Short version: yes, but finding an account with a balance would take longer than the universe...so...no.
Long ELI5 Version: So Gol is based on Public Key Cryptography, specifically Elliptic curve cryptography which is very widely used, not just in Gol. Most servers are protected via ECC. Bitcoin uses the same, as well as SSH and TLS and a lot of other stuff. The Gol keys specifically are 256-bit keys, which are stronger than 128-bit and 192-bit, which are also widely used and still considered secure by experts.
In this you have a private key and a public key. The private key can derive the public key, but the public key cannot be turned back into the private key. The fact that the internet and the world’s secrets are using this cryptography means that if there is a way to go from public key to private key, your lost ETH is the least of everyone’s problems.
Now, that said, YES if someone else has your private key then they can indeed send ETH from your account. Just like if someone has your password to your email, they can read and send your email, or the password to your bank account, they could make transfers. You could download the Keystore version of your private key which is the private key that is encrypted with a password. This is like having a password that is also protected by another password.
And YES, in theory you could just type in a string of 64 hexadecimal characters until you got one that matched. In fact, smart people could write a program to very quickly check random private keys. This is known as "brute-forcing" or "mining" private keys. People have thought about this long and hard. With a few very high end servers, they may be able to check 1M+ keys / second. However, even checking that many per second would not yield access to make the cost of running those servers even close to worthwhile - it is more likely you, and your great-grandchildren, will die before getting a match.

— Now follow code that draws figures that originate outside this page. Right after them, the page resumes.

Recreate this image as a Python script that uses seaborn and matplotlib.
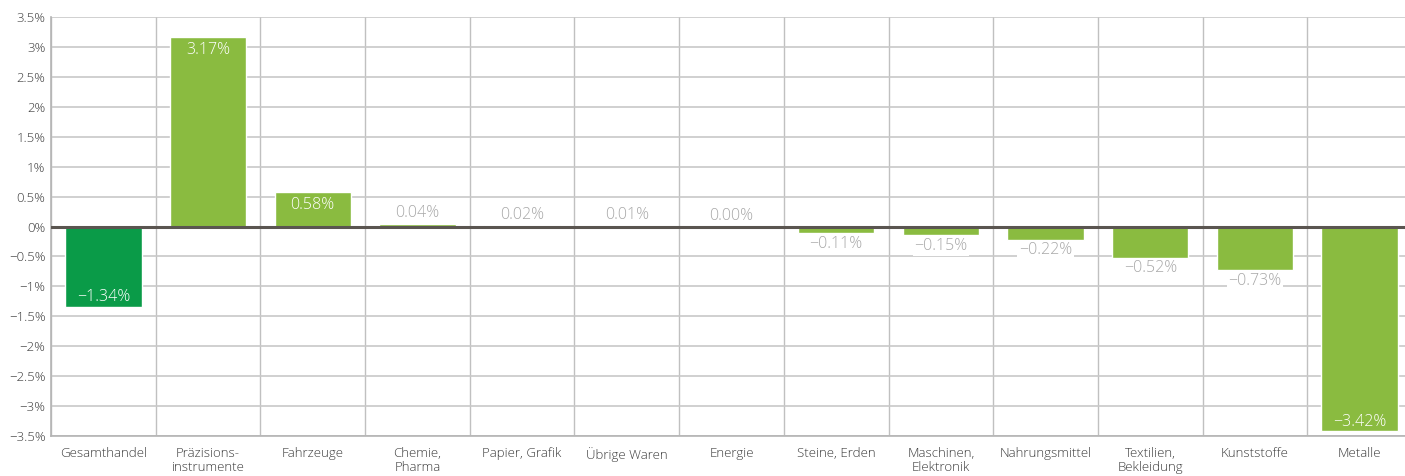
import matplotlib
matplotlib.use("Agg")
import matplotlib.pyplot as plt
import seaborn as sns
import numpy as np

categories = ["Gesamthandel", "Präzisions-\ninstrumente", "Fahrzeuge", "Chemie,\nPharma",
              "Papier, Grafik", "Übrige Waren", "Energie", "Steine, Erden",
              "Maschinen,\nElektronik", "Nahrungsmittel", "Textilien,\nBekleidung",
              "Kunststoffe", "Metalle"]
values = [-1.34, 3.17, 0.58, 0.04, 0.02, 0.01, 0.00, -0.11, -0.15, -0.22, -0.52, -0.73, -3.42]
y_ticks = [-3.5, -3, -2.5, -2, -1.5, -1, -0.5, 0, 0.5, 1, 1.5, 2, 2.5, 3, 3.5]

DARK = "#0A9B48"
LIGHT = "#8ABB40"
colors = [DARK] + [LIGHT] * (len(categories) - 1)

sns.set_theme(style="white")
plt.rcParams['font.family'] = ['Open Sans', 'DejaVu Sans']

fig = plt.figure(figsize=(14.05, 4.76), dpi=100)
ax = fig.add_axes([51/1405, 1 - 436/476, (1412 - 51)/1405, (436 - 17)/476])

sns.barplot(x=categories, y=values, hue=categories, palette=colors, legend=False,
            width=0.73, ax=ax, saturation=1, zorder=3)

ax.set_ylim(-3.5, 3.5)
ax.set_xlim(-0.5, len(categories) - 0.5)
ax.set_yticks(y_ticks)

def fmt(v):
    s = f"{abs(v):g}%"
    return ("\u2212" + s) if v < 0 else s

ax.set_yticklabels([fmt(v) for v in y_ticks], fontsize=9.5, color="#3c3c3c", fontweight="light")
ax.set_xticks(range(len(categories)))
ax.set_xticklabels(categories, fontsize=9.5, color="#3c3c3c", linespacing=1.05, va="top",
                   fontweight="light")
ax.set_xticks(np.arange(len(categories) + 1) - 0.5, minor=True)
ax.tick_params(axis="both", which="both", length=0)
ax.tick_params(axis="x", which="major", pad=8)
ax.tick_params(axis="y", pad=4)

ax.grid(axis="y", which="major", color="#c8c8c8", linewidth=1.2, zorder=0)
ax.grid(axis="x", which="minor", color="#c0c0c0", linewidth=1.0, zorder=0)
ax.grid(axis="x", which="major", visible=False)
ax.set_axisbelow(True)
ax.axhline(0, color="#5a5550", linewidth=2.2, zorder=4)

for sp in ["top", "right"]:
    ax.spines[sp].set_visible(False)
for sp in ["left", "bottom"]:
    ax.spines[sp].set_color("#b4b4b4")
    ax.spines[sp].set_linewidth(1.2)

kw = dict(textcoords="offset points", ha="center", fontsize=11.5, zorder=6, fontweight="light")
for i, v in enumerate(values):
    lab = ("\u2212" if v < 0 else "") + f"{abs(v):.2f}%"
    if v >= 0.5:
        ax.annotate(lab, (i, v), xytext=(0, -4), va="top", color="white", **kw)
    elif v >= 0:
        ax.annotate(lab, (i, v), xytext=(0, 2), va="bottom", color="#a8a8a8", **kw)
    elif v > -1:
        ax.annotate(lab, (i, v), xytext=(0, -2), va="top", color="#a8a8a8",
                    bbox=dict(boxstyle="square,pad=0.1", fc="white", ec="none"), **kw)
    else:
        ax.annotate(lab, (i, v), xytext=(0, 1), va="bottom", color="white", **kw)

ax.set_xlabel("")
ax.set_ylabel("")
fig.savefig("out.png", dpi=100)
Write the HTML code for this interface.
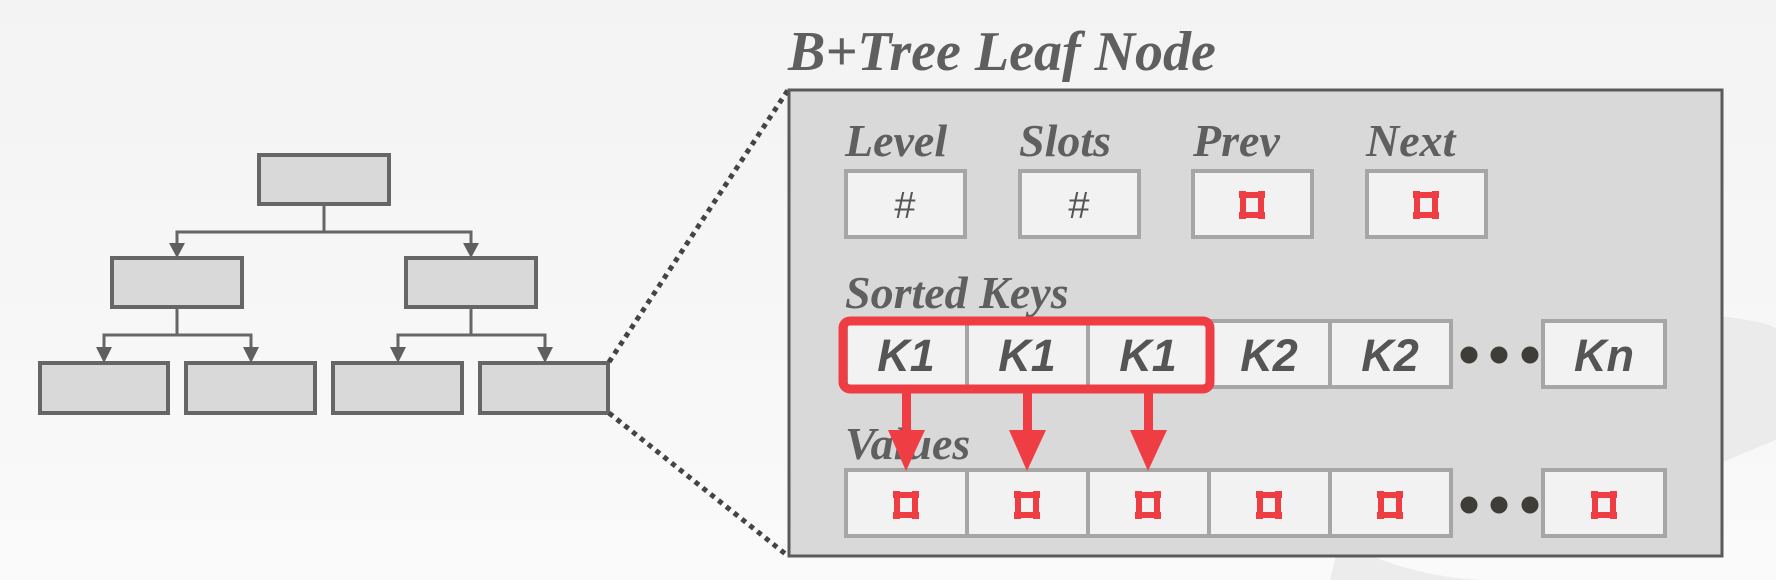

If you know anything about Bitcoin, this will put it in perspective: *To illustrate how unlikely this is: suppose every satoshi of every bitcoin ever to be generated was sent to its own unique private keys. The probability that among those keys there could be two that would correspond to the same address is roughly one in 100 quintillion.*
If you want something a bit more technical: *These numbers have nothing to do with the technology of the devices; they are the maximums that thermodynamics will allow. And they strongly imply that brute-force attacks against 256-bit keys will be infeasible until computers are built from something other than matter and occupy something other than space.*
Of course, this all assumes that keys are generated in a truly random way & with sufficient entropy. The keys generated here meet that criteria, as do Jupiter/ggol. The Gol wallets are all pretty good. Keys generated by brainwallets do not, as a person's brain is not capable of creating a truly random seed. There have been a number of other issues regarding lack of entropy or seeds not being generated in a truly random way in Bitcoin-land, but that's a separate issue that can wait for another day.